The Python Package Index Should Get Rid of Its Training Wheels

PyPI’s Core Problem: Bandwidth, Not Just Storage

  • Several comments stress that storage is relatively cheap; bandwidth is the real cost driver and exceeds PSF income at retail cloud prices.
  • Binary artifacts increase storage linearly (not exponentially), but popular packages see tens of millions of downloads, largely from CI/container use, driving bandwidth costs.

Binary Wheels vs Building from Source

  • Many see wheels as essential: they make Python usable for non-experts, Windows users, scientists/ML folks, and avoid nightmare local compiles (NumPy/SciPy, TensorFlow, PyTorch).
  • Skeptics of removing “training wheels” argue build times on weak/IoT devices would be prohibitive and complex C/Fortran/GPU stacks are unrealistic to rebuild locally.
  • Others note that client-side builds could improve security and reduce central bandwidth, but won’t fundamentally change growth curves.

Zig-Based Repeatable Builds Proposal

  • The article’s idea: adopt a Zig-based, hermetic C/C++ build system so PyPI can rebuild wheels on demand or users can build locally; then old binaries can be deleted safely.
  • Supporters say Zig has largely “solved” cross-compilation and unified builds, making such a scheme feasible.
  • Critics counter that:
    • C/C++ build complexity is mostly in autoconf/CMake/meson/etc., not just compilers.
    • Fortran, OpenMP, existing bespoke build systems, and non-open-source packages are big gaps.
    • Fixing the global C/C++ build mess to save PyPI bandwidth is seen as overreach by some.

Handling Large Packages (e.g., TensorFlow)

  • TensorFlow’s multi‑terabyte footprint (due to GPU/CUDA/version matrix and pre-releases) is viewed as “absurd” by some, but others argue it’s worth it if it saves engineers hours.
  • Proposed mitigations:
    • Require very large or corporate-backed projects to self-host binaries while PyPI stores hashes.
    • Allow PyPI to delete rarely used binaries if they’re reproducible.

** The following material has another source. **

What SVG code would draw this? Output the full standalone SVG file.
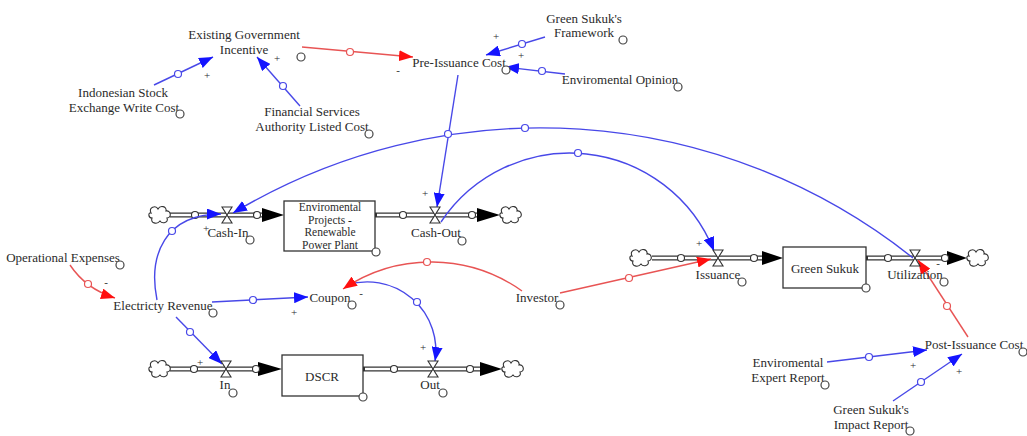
<svg xmlns="http://www.w3.org/2000/svg" width="1027" height="436" viewBox="0 0 1027 436">
<defs>
<style>
text{font-family:"Liberation Serif","Times New Roman",serif;font-size:13px;fill:#2b2b2b;text-anchor:middle}
.sg{font-size:11px}
.bx{font-size:11.5px}
.dot{fill:#fff;stroke:#444;stroke-width:1.2}
.bl{fill:none;stroke:#4848e8;stroke-width:1.4}
.rd{fill:none;stroke:#e85454;stroke-width:1.4}
.hb{fill:#fff;stroke:#4848e8;stroke-width:1.2}
.hr{fill:#fff;stroke:#e85454;stroke-width:1.2}
.pipeo{stroke:#333;stroke-width:5;fill:none}
.pipei{stroke:#fff;stroke-width:2.6;fill:none}
.pc{fill:#fff;stroke:#333;stroke-width:1.1}
.box{fill:#fff;stroke:#333;stroke-width:1.3}
.valve{fill:#fff;stroke:#333;stroke-width:1.1}
.ph{fill:#000}
.cloud{fill:#fff;stroke:#333;stroke-width:1.1}
</style>
<marker id="ab" viewBox="0 0 14 11" refX="14" refY="5.5" markerWidth="14" markerHeight="11" markerUnits="userSpaceOnUse" orient="auto"><path d="M0,0 L14,5.5 L0,11 Z" fill="#1414ff"/></marker>
<marker id="ar" viewBox="0 0 14 11" refX="14" refY="5.5" markerWidth="14" markerHeight="11" markerUnits="userSpaceOnUse" orient="auto"><path d="M0,0 L14,5.5 L0,11 Z" fill="#ff1010"/></marker>
<path id="cl" class="cloud" d="M-9,-2 C-12,-8 -4,-10 -2,-6 C0,-10 7,-9 6,-4 C11,-5 12,3 7,3 C9,8 2,9 0,6 C-3,10 -10,8 -8,3 C-12,3 -12,-3 -9,-2 Z"/>
<path id="vl" class="valve" d="M-5,-8 H5 L-5,8 H5 Z"/>
</defs>
<rect width="1027" height="436" fill="#fff"/>

<!-- pipes / flows -->
<g id="flows">
<g id="flow-env">
<path class="pipeo" d="M170,215 H264 M375,215 H478"/>
<path class="pipei" d="M168,215 H264 M377,215 H478"/>
<polygon class="ph" points="262,208 284,215 262,222"/>
<polygon class="ph" points="477,208 500,215 477,222"/>
<use href="#cl" x="160" y="215"/>
<use href="#cl" x="511" y="215"/>
<circle class="pc" cx="195" cy="215" r="3.5"/>
<circle class="pc" cx="257" cy="215" r="3.5"/>
<circle class="pc" cx="403" cy="215" r="3.5"/>
<circle class="pc" cx="472" cy="215" r="3.5"/>
</g>
<g id="flow-dscr">
<path class="pipeo" d="M170,369 H260 M363,369 H482"/>
<path class="pipei" d="M168,369 H260 M365,369 H482"/>
<polygon class="ph" points="258,362 282,369 258,376"/>
<polygon class="ph" points="480,362 502,369 480,376"/>
<use href="#cl" x="160" y="369"/>
<use href="#cl" x="513" y="369"/>
<circle class="pc" cx="194" cy="369" r="3.5"/>
<circle class="pc" cx="256" cy="369" r="3.5"/>
<circle class="pc" cx="394" cy="369" r="3.5"/>
<circle class="pc" cx="470" cy="369" r="3.5"/>
</g>
<g id="flow-sukuk">
<path class="pipeo" d="M652,258 H764 M866,258 H949"/>
<path class="pipei" d="M650,258 H764 M868,258 H949"/>
<polygon class="ph" points="762,251 783,258 762,265"/>
<polygon class="ph" points="947,251 967,258 947,265"/>
<use href="#cl" x="641" y="258"/>
<use href="#cl" x="978" y="258"/>
<circle class="pc" cx="681" cy="258" r="3.5"/>
<circle class="pc" cx="754" cy="258" r="3.5"/>
<circle class="pc" cx="888" cy="258" r="3.5"/>
<circle class="pc" cx="945" cy="258" r="3.5"/>
</g>
</g>

<!-- connectors -->
<g id="connectors">
<path class="rd" d="M302,47 L413,57" marker-end="url(#ar)"/>
<circle class="hr" cx="350" cy="52" r="3.5"/>
<path class="bl" d="M154,85 L213,57" marker-end="url(#ab)"/>
<circle class="hb" cx="178" cy="74" r="3.5"/>
<path class="bl" d="M300,106 L257,57" marker-end="url(#ab)"/>
<circle class="hb" cx="283" cy="86" r="3.5"/>
<path class="bl" d="M545,37 L486,55" marker-end="url(#ab)"/>
<circle class="hb" cx="522" cy="44" r="3.5"/>
<path class="bl" d="M565,74 L505,67" marker-end="url(#ab)"/>
<circle class="hb" cx="542" cy="71" r="3.5"/>
<path class="bl" d="M458,75 L437,207" marker-end="url(#ab)"/>
<path class="bl" d="M913,258 A598,598 0 0 0 233,213" marker-end="url(#ab)"/>
<circle class="hb" cx="448" cy="134" r="3.5"/>
<circle class="hb" cx="525" cy="128" r="3.5"/>
<path class="bl" d="M441,222 A155,155 0 0 1 714,251" marker-end="url(#ab)"/>
<circle class="hb" cx="578" cy="153" r="3.5"/>
<path class="bl" d="M157,300 C148,255 165,214 221,214" marker-end="url(#ab)"/>
<circle class="hb" cx="172" cy="231" r="3.5"/>
<path class="rd" d="M70,265 Q86,289 115,298" marker-end="url(#ar)"/>
<circle class="hr" cx="88" cy="284" r="3.5"/>
<path class="bl" d="M212,302 L308,297" marker-end="url(#ab)"/>
<circle class="hb" cx="253" cy="300" r="3.5"/>
<path class="bl" d="M176,317 L222,364" marker-end="url(#ab)"/>
<circle class="hb" cx="190" cy="332" r="3.5"/>
<path class="bl" d="M347,285 A68.5,68.5 0 0 1 435,361" marker-end="url(#ab)"/>
<circle class="hb" cx="417" cy="302" r="3.5"/>
<path class="rd" d="M522,291 A157,157 0 0 0 343,289" marker-end="url(#ar)"/>
<circle class="hr" cx="427" cy="262" r="3.5"/>
<path class="rd" d="M560,293 L711,259" marker-end="url(#ar)"/>
<circle class="hr" cx="629" cy="278" r="3.5"/>
<path class="rd" d="M968,337 L918,260" marker-end="url(#ar)"/>
<circle class="hr" cx="947" cy="306" r="3.5"/>
<path class="bl" d="M827,362 L927,350" marker-end="url(#ab)"/>
<circle class="hb" cx="869" cy="357" r="3.5"/>
<path class="bl" d="M893,401 L962,354" marker-end="url(#ab)"/>
<circle class="hb" cx="921" cy="382" r="3.5"/>
</g>

<!-- polarity signs -->
<g id="signs">
<text class="sg" x="277" y="62">+</text>
<text class="sg" x="207" y="79">+</text>
<text class="sg" x="398" y="74">-</text>
<text class="sg" x="496" y="40">+</text>
<text class="sg" x="521" y="59">+</text>
<text class="sg" x="425" y="197">+</text>
<text class="sg" x="206" y="232">+</text>
<text class="sg" x="106" y="286">-</text>
<text class="sg" x="361" y="297">-</text>
<text class="sg" x="294" y="316">+</text>
<text class="sg" x="200" y="366">+</text>
<text class="sg" x="423" y="351">+</text>
<text class="sg" x="699" y="247">+</text>
<text class="sg" x="938" y="267">-</text>
<text class="sg" x="913" y="369">+</text>
<text class="sg" x="959" y="375">+</text>
</g>

<!-- nodes -->
<g id="existing-government-incentive"><text x="244" y="39">Existing Government</text><text x="244" y="54">Incentive</text><circle class="dot" cx="301" cy="57" r="4"/></g>
<g id="indonesian-stock-exchange"><text x="123" y="97">Indonesian Stock</text><text x="124" y="112">Exchange Write Cost</text><circle class="dot" cx="180" cy="114" r="4"/></g>
<g id="financial-services-authority"><text x="312" y="116">Financial Services</text><text x="312" y="131">Authority Listed Cost</text><circle class="dot" cx="369" cy="134" r="4"/></g>
<g id="pre-issuance-cost"><text x="459" y="67">Pre-Issuance Cost</text><circle class="dot" cx="506" cy="70" r="4"/></g>
<g id="green-sukuk-framework"><text x="584" y="23">Green Sukuk's</text><text x="584" y="37">Framework</text><circle class="dot" cx="623" cy="40" r="4"/></g>
<g id="enviromental-opinion"><text x="620" y="84">Enviromental Opinion</text><circle class="dot" cx="678" cy="87" r="4"/></g>
<g id="enviromental-projects"><rect class="box" x="284" y="201" width="91" height="50"/><text class="bx" x="330" y="211">Enviromental</text><text class="bx" x="330" y="223.5">Projects -</text><text class="bx" x="330" y="236">Renewable</text><text class="bx" x="330" y="248.5">Power Plant</text><circle class="dot" cx="376" cy="252" r="4"/></g>
<g id="cash-in"><use href="#vl" x="227" y="215"/><text x="228" y="237">Cash-In</text><circle class="dot" cx="250" cy="240" r="4"/></g>
<g id="cash-out"><use href="#vl" x="435" y="215"/><text x="436" y="237">Cash-Out</text><circle class="dot" cx="462" cy="241" r="4"/></g>
<g id="operational-expenses"><text x="63" y="262">Operational Expenses</text><circle class="dot" cx="120" cy="265" r="4"/></g>
<g id="electricity-revenue"><text x="163" y="310">Electricty Revenue</text><circle class="dot" cx="213" cy="313" r="4"/></g>
<g id="coupon"><text x="330" y="302">Coupon</text><circle class="dot" cx="352" cy="305" r="4"/></g>
<g id="investor"><text x="537" y="302">Investor</text><circle class="dot" cx="560" cy="305" r="4"/></g>
<g id="dscr"><rect class="box" x="282" y="355" width="81" height="41"/><text x="322" y="381">DSCR</text><circle class="dot" cx="363" cy="397" r="4"/></g>
<g id="in"><use href="#vl" x="226" y="369"/><text x="225" y="389">In</text><circle class="dot" cx="233" cy="393" r="4"/></g>
<g id="out"><use href="#vl" x="433" y="369"/><text x="430" y="389">Out</text><circle class="dot" cx="443" cy="393" r="4"/></g>
<g id="green-sukuk"><rect class="box" x="783" y="247" width="83" height="41"/><text x="825" y="273">Green Sukuk</text><circle class="dot" cx="866" cy="288" r="4"/></g>
<g id="issuance"><use href="#vl" x="718" y="258"/><text x="718" y="279">Issuance</text><circle class="dot" cx="742" cy="282" r="4"/></g>
<g id="utilization"><use href="#vl" x="915" y="258"/><text x="915" y="279">Utilization</text><circle class="dot" cx="944" cy="282" r="4"/></g>
<g id="post-issuance-cost"><text x="974" y="349">Post-Issuance Cost</text><circle class="dot" cx="1023" cy="352" r="4"/></g>
<g id="enviromental-expert-report"><text x="788" y="367">Enviromental</text><text x="788" y="382">Expert Report</text><circle class="dot" cx="825" cy="385" r="4"/></g>
<g id="green-sukuk-impact-report"><text x="871" y="414">Green Sukuk's</text><text x="871" y="429">Impact Report</text><circle class="dot" cx="910" cy="431" r="4"/></g>
</svg>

Mirrors, Caches, and CI Waste

  • Many note wasteful CI patterns: fresh containers constantly redownloading core packages despite pip caching.
  • Suggestions: CI providers should run caching proxies (DevPi, Nexus, Artifactory), or even pay PyPI’s bandwidth directly.
  • Some envision a Nix-like ecosystem where multiple caches and mirrors exist once builds are standardized.

System Package Managers and External Dependencies

  • Some advocate “just use system packages” (Debian, Fedora, Homebrew, etc.) at least for non-Python deps.
  • Counterpoints:
    • Windows and containers/venvs don’t align well with system package managers.
    • Distros can’t keep up with the full PyPI ecosystem or multiple parallel versions.
    • Mixing system and language package managers causes “real horrors.”
  • PEP 725 is highlighted as a way for Python packages to declare external (system-level) dependencies so tools like Nix/Guix/Spack/conda can manage them.

Security and Dependency Culture

  • Some organizations avoid PyPI entirely, maintaining curated mirrors due to malware and hijacking incidents.
  • One view: Python’s extremely easy packaging encourages excessive, low-quality dependencies compared to ecosystems like C++, where higher friction forces more vetting.

User Experience and Fragility

  • Several anecdotes describe confusing breakages from name collisions (e.g., jwt vs PyJWT), missing optional dependencies (e.g., cryptography), and version conflicts.
  • Others respond that:
    • PyPI package names and import names are intentionally decoupled.
    • Optional extras and evolving APIs are normal; reading docs and pinning versions is expected.
  • Overall sentiment: Python packaging “mostly works” but has sharp edges; removing wheels outright is widely opposed, while targeted reform (better metadata, caching, and optional build-from-source paths) gets more support.